Elizabeth Ogonek. Falling Up (2015)

    Duration: 8 minutes
    Instrumentation: Small ensemble
    Commissioned by the Royal Philharmonic Society
    Premiered by Ensemble 360 on May 14, 2015, at Music in the Round Festival in Sheffield, England (the MusicNOW concert of March 7, 2016, marks its U.S. premiere).
    Publisher/copyright: Elizabeth Ogonek (ASCAP)

    The composer writes:
    Falling Up, for five players, is a reflection on childhood from the point of view of someone older. It takes its name from a poem and a book by Shel Silverstein; however, the origin of the piece began with a reflection on Part III from Arthur Rimbaud’s series of five poems, Enfance. Rimbaud’s poems remind that with time, looking back on childhood memories can often be a painful and uncomfortable experience, regardless of how weightless and carefree they may have seemed at the time. Attempting to capture the cross-relationship between  two states of being, the piece juxtaposes two types of material: a slow, chant-like melody derived from the medieval plainchant, Ave Maris Stella, which is associated with the heaviness of the Rimbaud poem, and a manic, fast-paced, often interruptive woodwind gesture, which recalls the levity and lightness of the Silverstein poem. As the piece develops, I imagined the actual memory of a childhood experience fading and turning into something completely new. What remains, in the end, is only the outline of what was once there.”

    About the composer:
    Elizabeth Ogonek, the CSO’s Mead Co-Composer-in-Residence, strives to create music that is energetic, dramatic, vivid and colorful. Often inspired by text, Ogonek’s work explores the transference of words and poetic imagery to music. The nature of her interests has led to several collaborations with writers. Recent projects include her Three Pieces for guitar and narrator, written with author Sophia Veltfort, which received its premiere at the Barbican Centre’s Milton Court Theatre in April 2014. Together with poet Ghazal Mosadeq, Ogonek composed a song cycle for countertenor and cello that was premiered at Wigmore Hall in May 2014. Other past collaborations have involved working with poet-playwright Jonathan Dubow and soprano-actress Sophie Wingland to create a 10-minute adaptation of Dubow’s full-length play, The Mysteries of Jacob, for narrator and clarinet. Ogonek also has worked extensively with Indian poet Ralph Nazareth to set both his work and the work of his poetry students at Green Haven Correctional Facility.

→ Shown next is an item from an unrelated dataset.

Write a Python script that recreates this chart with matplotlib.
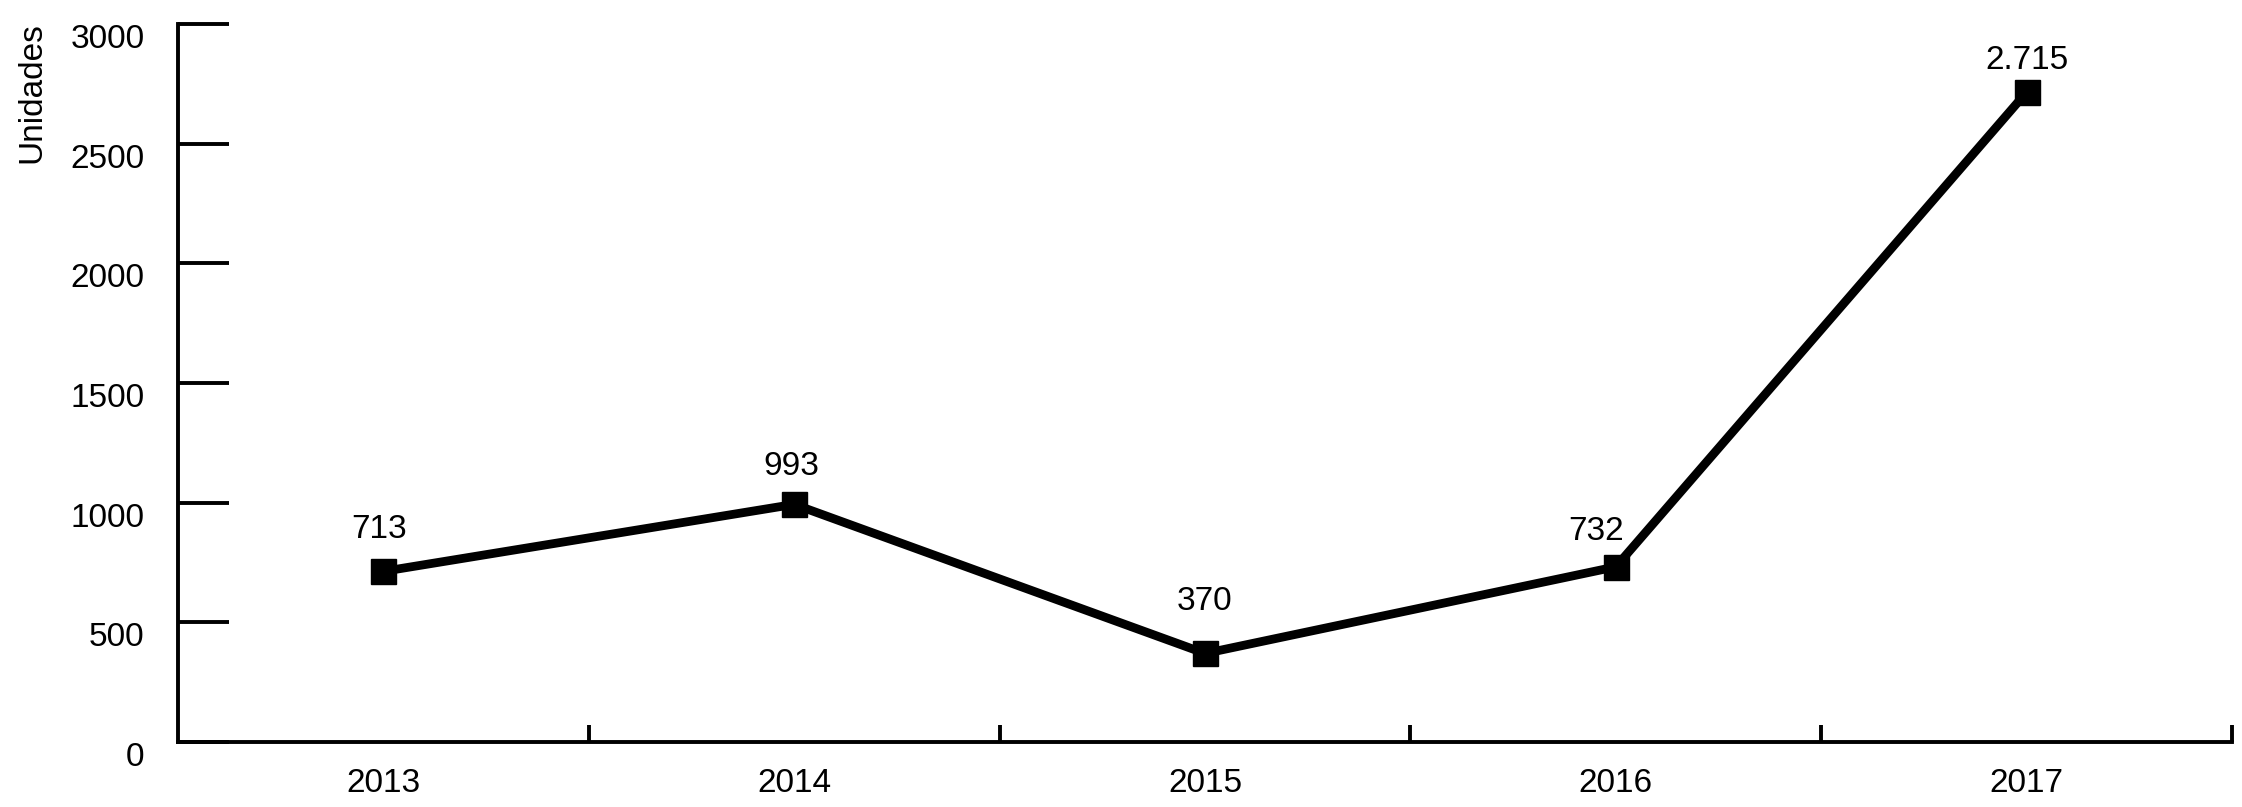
import matplotlib.pyplot as plt
import numpy as np

plt.rcParams['font.family'] = ['Liberation Sans', 'DejaVu Sans']

years = ['2013', '2014', '2015', '2016', '2017']
units = [713, 993, 370, 732, 2715]
y_ticks = [0, 500, 1000, 1500, 2000, 2500, 3000]

# offsets (points) between each marker and its value label
label_dx = [-3, -2, 0, -14, 0]
label_dy = [19, 16, 26, 14, 12]

fig = plt.figure(figsize=(22.42, 8.07), dpi=100)
ax = fig.add_axes([178 / 2242, 1 - 742 / 807, (2232 - 178) / 2242, (742 - 24) / 807])

x = np.arange(len(years))
ax.plot(x, units, color='black', linewidth=6.3, marker='s', markersize=18,
        solid_joinstyle='miter')

# labels with Spanish thousands separator
for xi, v, dx, dy in zip(x, units, label_dx, label_dy):
    ax.annotate(f"{v:,}".replace(",", "."), (xi, v), xytext=(dx, dy),
                textcoords='offset points', ha='center', va='bottom', fontsize=24)

ax.set_xlim(-0.5, len(years) - 0.5)
ax.set_ylim(0, 3000)

ax.spines['top'].set_visible(False)
ax.spines['right'].set_visible(False)
for s in ('left', 'bottom'):
    ax.spines[s].set_linewidth(2.8)

ax.set_yticks(y_ticks)
ax.set_yticklabels([str(t) for t in y_ticks])
ax.tick_params(axis='y', direction='in', length=37, width=2.8, pad=24, labelsize=24)
for lab in ax.get_yticklabels():
    lab.set_va('top')

ax.set_xticks(x)
ax.set_xticklabels(years)
ax.set_xticks(x + 0.5, minor=True)
ax.tick_params(axis='x', which='major', length=0, pad=19, labelsize=24)
ax.tick_params(axis='x', which='minor', direction='in', length=12, width=2.8)

fig.text(32 / 2242, 1 - 22 / 807, 'Unidades', rotation=90, ha='center', va='top',
         fontsize=24)

fig.savefig('out.png', dpi=100)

    Ogonek’s music has been commissioned and performed by the Brillaner Duo; Indiana University Concert Orchestra; soprano Sophie Wingland; guitarist Michael Poll; horn player Alma Maria Liebrecht; the Wellesley Sinfonietta; Dinosaur Annex; the Palo Alto Chamber Orchestra; members of eighth blackbird; the USC Thornton Symphony; the Aldeburgh Festival for the Britten-Pears Ensemble, and many more. In January 2013, Ogonek was selected for the London Symphony Orchestra’s 2013-14 Discovery Panufnik Scheme. After a successful workshop and recording of as though birds under the direction of François-Xavier Roth, she was awarded an LSO Discovery Panufnik Commission. Ogonek’s piece will be premiered at the Barbican Centre in March 2016 in the culminating concert of the LSO’s “Futures” series. She is currently visiting assistant professor of composition at Oberlin College.